Not hyper-grace. Not grace at the expense of sanctification and striving for set-apartness.

But grace to do it imperfectly. To do it slowly. To fail, fall and get back up, over and over and over again, as many times as it takes. Grace that is full of compassion, that understands that we’re fallen and made of dust and the spirit is often willing but the flesh is so weak.

The incomparable, incomprehensible grace of a perfect Father who sees his kids struggling and messing up and instead of admonishing or punishing, uses those failures as teachable moments to help us grow up to be chips off the old block. Whose love is so deep and wide and full and unfathomable that we need the Holy Spirit to enable us to even begin to understand it.

And even then, so many of us don’t understand just how much He loves us, and how gracious and forgiving He is toward us, and as a result so many of us present to the world an angry, unloving, disapproving God who dangles salvation before us and then yanks it out from under us at the slightest transgression.

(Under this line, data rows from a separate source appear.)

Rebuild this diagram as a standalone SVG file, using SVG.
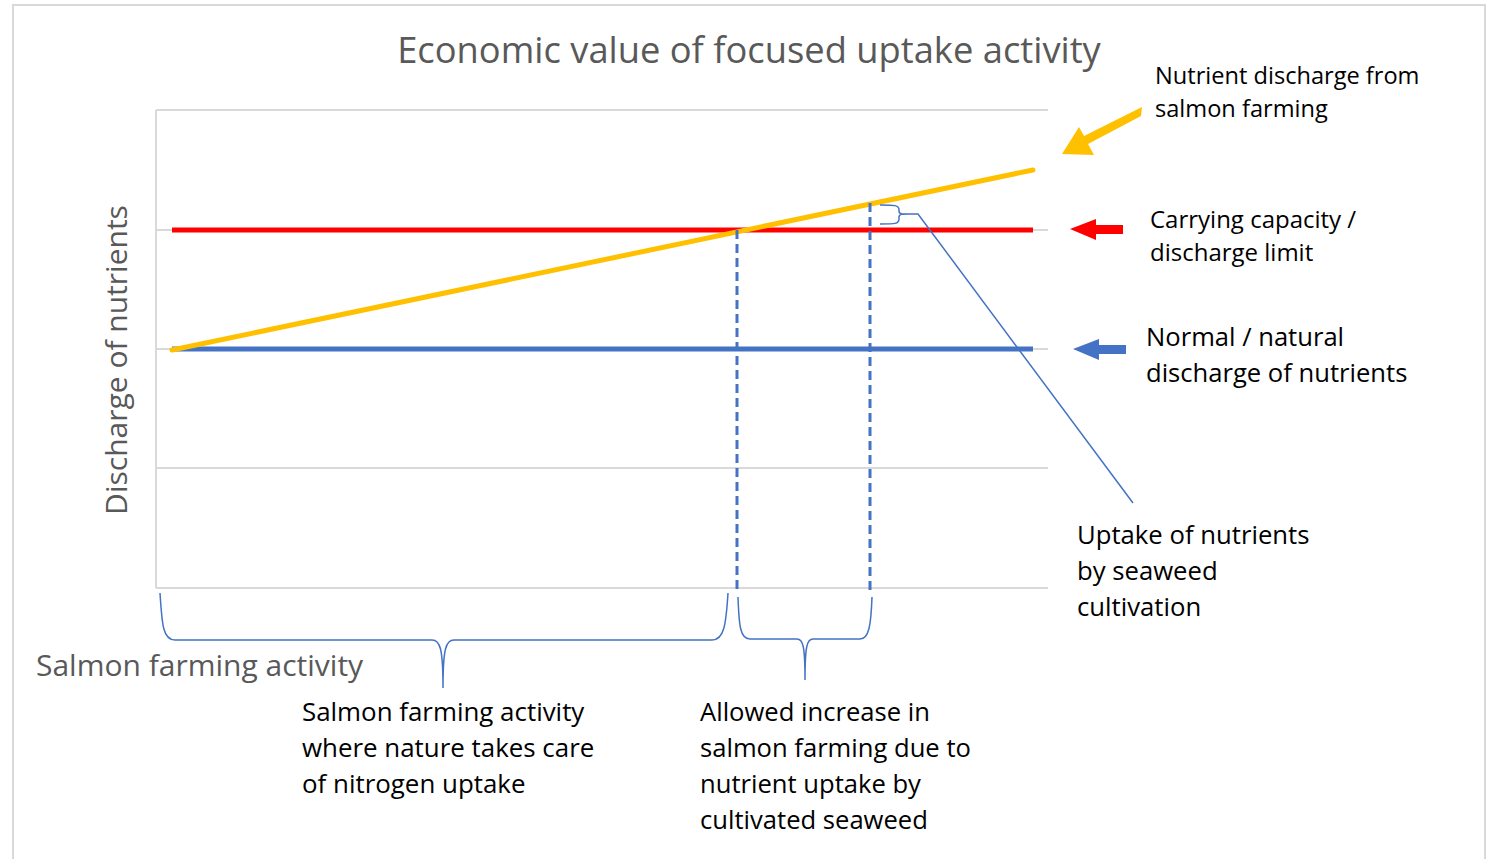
<svg xmlns="http://www.w3.org/2000/svg" width="1486" height="859" viewBox="0 0 1486 859">
<defs>
<style>
.t{font-family:"Open Sans","Noto Sans","Liberation Sans",sans-serif;}
.lbl{font-size:24px;fill:#000;}
.ax{font-size:30px;fill:#595959;}
.grid{stroke:#d9d9d9;stroke-width:2;fill:none;}
.brace{stroke:#4472c4;stroke-width:1.5;fill:none;}
.dash{stroke:#4472c4;stroke-width:3;stroke-dasharray:9,5;fill:none;}
</style>
</defs>
<rect x="13" y="5" width="1472" height="870" fill="#fff" stroke="#d9d9d9" stroke-width="2"/>
<g id="plot">
<line class="grid" x1="156" y1="110" x2="1048" y2="110"/>
<line class="grid" x1="156" y1="230" x2="1048" y2="230"/>
<line class="grid" x1="156" y1="349" x2="1048" y2="349"/>
<line class="grid" x1="156" y1="468" x2="1048" y2="468"/>
<line class="grid" x1="156" y1="588" x2="1048" y2="588"/>
<line class="grid" x1="156" y1="110" x2="156" y2="588"/>
</g>
<g id="series">
<line x1="172" y1="230" x2="1033" y2="230" stroke="#ff0000" stroke-width="5"/>
<line x1="172" y1="349" x2="1033" y2="349" stroke="#4472c4" stroke-width="5"/>
<line x1="172" y1="350" x2="1033" y2="170" stroke="#ffc000" stroke-width="5" stroke-linecap="round"/>
</g>
<g id="connectors">
<line class="dash" x1="737" y1="230" x2="737" y2="593"/>
<line class="dash" x1="870" y1="203" x2="870" y2="593"/>
<path class="brace" d="M880,205 C895,205 899,205 899,210 L899,211 C899,214 902,214 908,214 L918,214 L1133,503 M880,224 C895,224 899,224 899,219 L899,217 C899,214 902,214 908,214"/>
<path class="brace" d="M160,593 C162,625 163,640 175,640 L432,640 C440,640 443,648 443,688 C443,648 446,640 454,640 L712,640 C724,640 726,625 728,593"/>
<path class="brace" d="M738,597 C739,625 740,639 750,639 L797,639 C803,639 805,646 805,680 C805,646 807,639 813,639 L860,639 C869,639 871,625 872,597"/>
<path d="M1142,107 L1141,116 L1088,144 L1094,155 L1062,154 L1079,127 L1084,136 Z" fill="#ffc000"/>
<polygon points="1070,229 1096,219 1096,225 1123,225 1123,234 1096,234 1096,240" fill="#ff0000"/>
<polygon points="1073,349 1099,339 1099,345 1126,345 1126,354 1099,354 1099,360" fill="#4472c4"/>
</g>
<g id="titles" class="t">
<text x="749" y="63" text-anchor="middle" font-size="36.3" fill="#595959">Economic value of focused uptake activity</text>
<text class="ax" transform="translate(127,360) rotate(-90)" text-anchor="middle">Discharge of nutrients</text>
<text class="ax" x="36" y="676" font-size="30.3">Salmon farming activity</text>
</g>
<g id="label-yellow" class="t lbl" font-size="23.6"><text x="1155" y="84" font-size="23.6">Nutrient discharge from</text><text x="1155" y="117" font-size="23.6">salmon farming</text></g>
<g id="label-red" class="t lbl"><text x="1150" y="228">Carrying capacity /</text><text x="1150" y="261">discharge limit</text></g>
<g id="label-blue" class="t lbl"><text x="1146" y="346" font-size="25.6">Normal / natural</text><text x="1146" y="382" font-size="25.6">discharge of nutrients</text></g>
<g id="label-uptake" class="t lbl"><text x="1077" y="544" font-size="25.7">Uptake of nutrients</text><text x="1077" y="580" font-size="25.7">by seaweed</text><text x="1077" y="616" font-size="25.7">cultivation</text></g>
<g id="label-nature" class="t lbl"><text x="302" y="721" font-size="25.9">Salmon farming activity</text><text x="302" y="757" font-size="25.9">where nature takes care</text><text x="302" y="793" font-size="25.9">of nitrogen uptake</text></g>
<g id="label-allowed" class="t lbl"><text x="700" y="721" font-size="25.6">Allowed increase in</text><text x="700" y="757" font-size="25.6">salmon farming due to</text><text x="700" y="793" font-size="25.6">nutrient uptake by</text><text x="700" y="829" font-size="25.6">cultivated seaweed</text></g>
</svg>
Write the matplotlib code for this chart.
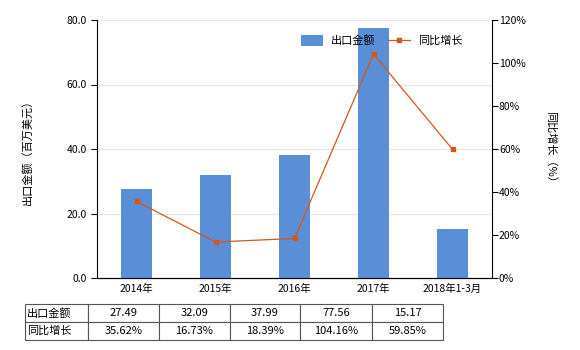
import matplotlib
matplotlib.use("Agg")
import matplotlib.pyplot as plt
from matplotlib.ticker import FuncFormatter

plt.rcParams['font.family'] = ['Noto Sans CJK SC', 'DejaVu Sans']
plt.rcParams['font.size'] = 7.5

years = ['2014年', '2015年', '2016年', '2017年', '2018年1-3月']
export_value = [27.49, 32.09, 37.99, 77.56, 15.17]
growth = [35.62, 16.73, 18.39, 104.16, 59.85]

bar_color = '#5a8ed6'
line_color = '#d4561a'

fig = plt.figure(figsize=(5.8, 3.5), dpi=100)
ax = fig.add_axes([97 / 580, 72 / 350, 395 / 580, 258 / 350])
x = list(range(len(years)))
ax.bar(x, export_value, width=0.4, color=bar_color, label='出口金额', zorder=3)
ax.set_xlim(-0.5, len(years) - 0.5)
ax.set_ylim(0, 80)
ax.set_yticks([0, 20, 40, 60, 80])
ax.yaxis.set_major_formatter(FuncFormatter(lambda v, p: f'{v:.1f}'))
ax.set_xticks(x)
ax.set_xticklabels(years)
ax.grid(axis='y', color='#e6e6e6', linewidth=0.8, zorder=0)
ax.set_ylabel('出口金额（百万美元）', labelpad=24, fontsize=8)
for s in ['top', 'right']:
    ax.spines[s].set_visible(False)
ax.tick_params(axis='x', length=0, pad=4)
ax.tick_params(axis='y', length=4, width=0.8)

ax2 = ax.twinx()
ax2.plot(x, growth, color=line_color, linewidth=0.9, marker='s', markersize=3.5,
         label='同比增长', zorder=4)
ax2.set_ylim(0, 120)
ax2.set_yticks([0, 20, 40, 60, 80, 100, 120])
ax2.yaxis.set_major_formatter(FuncFormatter(lambda v, p: f'{v:.0f}%'))
ax2.set_ylabel('同比增长（%）', rotation=270, labelpad=22, fontsize=8)
for s in ['top', 'left']:
    ax2.spines[s].set_visible(False)
ax2.tick_params(axis='y', length=4, width=0.8, pad=1)

h1, l1 = ax.get_legend_handles_labels()
h2, l2 = ax2.get_legend_handles_labels()
ax2.legend(h1 + h2, l1 + l2, loc='upper right', bbox_to_anchor=(0.95, 0.98),
           ncol=2, frameon=False, handlelength=2.0, handleheight=1.1,
           columnspacing=1.1, handletextpad=0.7, fontsize=8)

# data table under the chart
cell_text = [[f'{v:.2f}' for v in export_value], [f'{v:.2f}%' for v in growth]]
rows = ['出口金额', '同比增长']
table_data = [[rows[i]] + cell_text[i] for i in range(2)]
tab = fig.add_axes([25 / 580, 10 / 350, 418 / 580, 36 / 350])
tab.axis('off')
t = tab.table(cellText=table_data, bbox=[0, 0, 1, 1],
              colWidths=[63, 71, 71, 71, 72, 71], cellLoc='center')
t.auto_set_font_size(False)
for (r, c), cell in t.get_celld().items():
    cell.set_fontsize(8)
    cell.set_edgecolor('#555555')
    cell.set_linewidth(0.8)
    if c == 0:
        cell.set_text_props(ha='left')
        cell.PAD = 0.03

fig.savefig('out.png', dpi=100)
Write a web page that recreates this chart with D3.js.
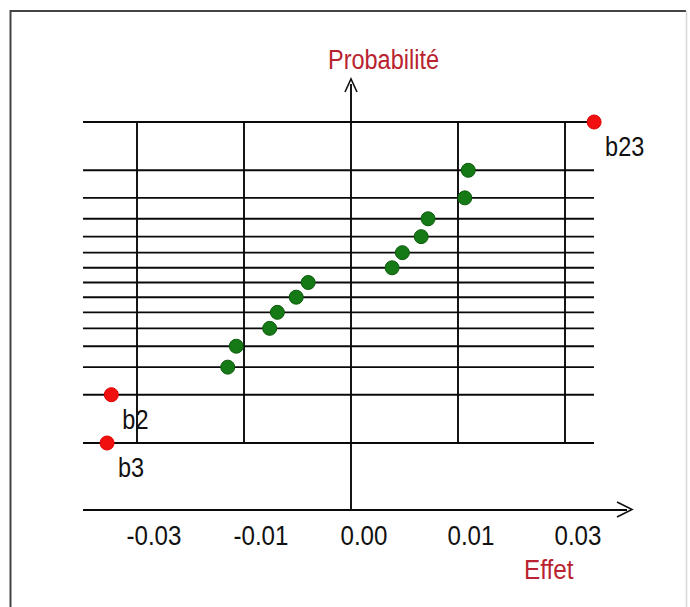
<!DOCTYPE html>
<html lang="fr">
<head>
  <meta charset="UTF-8">
  <title>Droite de Henry des effets</title>
  <script src="https://d3js.org/d3.v7.min.js"></script>
  <style>
    body { margin: 0; background: #fff; }
    svg { display: block; font-family: "Liberation Sans", Arial, sans-serif; }
    .grid line { stroke: #0a0a0a; stroke-width: 1.9px; }
    .axis-title { fill: #b8232f; font-size: 27px; }
    .tick-label text { font-size: 28px; fill: #111; }
    .pt-label { font-size: 27px; fill: #111; }
  </style>
</head>
<body>
  <svg id="chart" width="690" height="607"></svg>

  <script>
    // normal scores of the 15 ranked effects (one gridline per effect)
    const probLevels = [-1.834, -1.282, -0.967, -0.728, -0.524, -0.341, -0.168, 0,
                        0.168, 0.341, 0.524, 0.728, 0.967, 1.282, 1.834];
    // effects, sorted ascending
    const effectValues = [-0.0285, -0.0280, -0.0144, -0.0134, -0.0095, -0.0086, -0.0064, -0.0050,
                          0.0048, 0.0060, 0.0082, 0.0090, 0.0133, 0.0137, 0.0284];
    const effectLabels = ["b3", "b2", "", "", "", "", "", "", "", "", "", "", "", "", "b23"];
    const significant = [true, true, false, false, false, false, false, false,
                         false, false, false, false, false, false, true];
    const xTickValues = [-0.025, -0.0125, 0, 0.0125, 0.025];
    const xTickLabels = ["-0.03", "-0.01", "0.00", "0.01", "0.03"];

    const svg = d3.select("#chart");

    const x = d3.scaleLinear().domain([-0.025, 0.025]).range([137, 565]);
    const y = d3.scaleLinear().domain([-1.834, 1.834]).range([443, 122]);

    const gridLeft = 83, gridRight = 594;
    const axisY = 510;

    // the original font is a narrow one, squeeze the glyphs a bit
    function narrow(sel, k) {
      sel.each(function () {
        const w = this.getComputedTextLength();
        d3.select(this).attr("textLength", w * k).attr("lengthAdjust", "spacingAndGlyphs");
      });
    }

    // frame
    svg.append("path")
      .attr("d", "M10.5,607 V11 H686")
      .attr("fill", "none").attr("stroke", "#444").attr("stroke-width", 2);
    svg.append("line")
      .attr("x1", 686.5).attr("x2", 686.5).attr("y1", 11).attr("y2", 607)
      .attr("stroke", "#d8d8d8").attr("stroke-width", 1.5);

    const grid = svg.append("g").attr("class", "grid");

    // horizontal lines, one per probability level
    grid.selectAll(".h")
      .data(probLevels)
      .enter().append("line")
      .attr("x1", gridLeft).attr("x2", gridRight)
      .attr("y1", d => y(d)).attr("y2", d => y(d));

    // vertical lines at the ticks (0 is the y axis, drawn below)
    grid.selectAll(".v")
      .data(xTickValues.filter(d => d !== 0))
      .enter().append("line")
      .attr("x1", d => x(d)).attr("x2", d => x(d))
      .attr("y1", y(probLevels[probLevels.length - 1]))
      .attr("y2", y(probLevels[0]));

    // y axis with arrow
    grid.append("line")
      .attr("x1", x(0)).attr("x2", x(0)).attr("y1", 84).attr("y2", axisY);
    svg.append("path")
      .attr("d", `M${x(0) - 6},92 L${x(0)},79 L${x(0) + 6},92`)
      .attr("fill", "none").attr("stroke", "#111").attr("stroke-width", 1.6);

    // x axis with arrow
    grid.append("line")
      .attr("x1", gridLeft).attr("x2", 627).attr("y1", axisY).attr("y2", axisY);
    svg.append("path")
      .attr("d", `M617,502 L632,509.5 L617,517`)
      .attr("fill", "none").attr("stroke", "#111").attr("stroke-width", 1.6);

    // tick labels
    const xAxis = svg.append("g")
      .attr("class", "tick-label")
      .attr("transform", `translate(0, ${axisY})`)
      .call(d3.axisBottom(x)
        .tickValues(xTickValues)
        .tickSize(0)
        .tickFormat((d, i) => xTickLabels[i]));
    xAxis.select(".domain").remove();
    xAxis.attr("font-family", null).attr("font-size", null);
    xAxis.selectAll("text")
      .attr("text-anchor", "start")
      .attr("x", -11)
      .attr("y", 35)
      .attr("dy", null)
      .call(narrow, 0.86);

    // axis titles
    svg.append("text").attr("class", "axis-title")
      .attr("x", 328).attr("y", 69).text("Probabilité").call(narrow, 0.87);
    svg.append("text").attr("class", "axis-title")
      .attr("x", 524).attr("y", 579).text("Effet").call(narrow, 0.9);

    // points
    const pts = effectValues.map((v, i) => ({ v, p: probLevels[i], label: effectLabels[i], sig: significant[i] }));

    svg.selectAll(".pt")
      .data(pts)
      .enter().append("circle")
      .attr("cx", d => x(d.v))
      .attr("cy", d => y(d.p))
      .attr("r", 7)
      .attr("fill", d => d.sig ? "#f01010" : "#157a15")
      .attr("stroke", d => d.sig ? "#e00000" : "#0b5a0b")
      .attr("stroke-width", 1);

    svg.selectAll(".pt-label")
      .data(pts.filter(d => d.label))
      .enter().append("text")
      .attr("class", "pt-label")
      .attr("x", d => x(d.v) + 11)
      .attr("y", d => y(d.p) + 34)
      .text(d => d.label)
      .call(narrow, 0.87);
  </script>
</body>
</html>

But that’s not who He is.

He is for us. He’s stacked the deck in our favor. He cast our Accuser out of Heaven and replaced him with His own Son who is both our advocate and our judge, who also already paid the penalty for our failures. He gives us everything we need to succeed, and as long as there’s breath in our lungs we never run out of chances. Just as He never runs out of forgiveness.

What does he want from us, then, if he doesn’t want perfect holiness? Actually, he does want us to be perfectly holy, but that’s something He will do, not us, and He, not we, will get all the glory. He’s already done it positionally by covering us with Christ’s perfect holiness. At the resurrection, He’ll finish the job, replacing our fallen, dusty bodies with brand new ones that are completely sanctified.

But what does He desire from us in the meantime?

He wants our complete devotion, and our complete trust, and obedience that is a natural product of those things. Obedience that isn’t perfect but is born from love and a sincere desire to please Him, and trust that He is good and He loves us and knows what’s best for us.

Obedience that’s based on how good He is, not showing everyone how good we are.

None of us are good. But by His grace, we’re forgiven, we’re accepted, and we’re so very loved.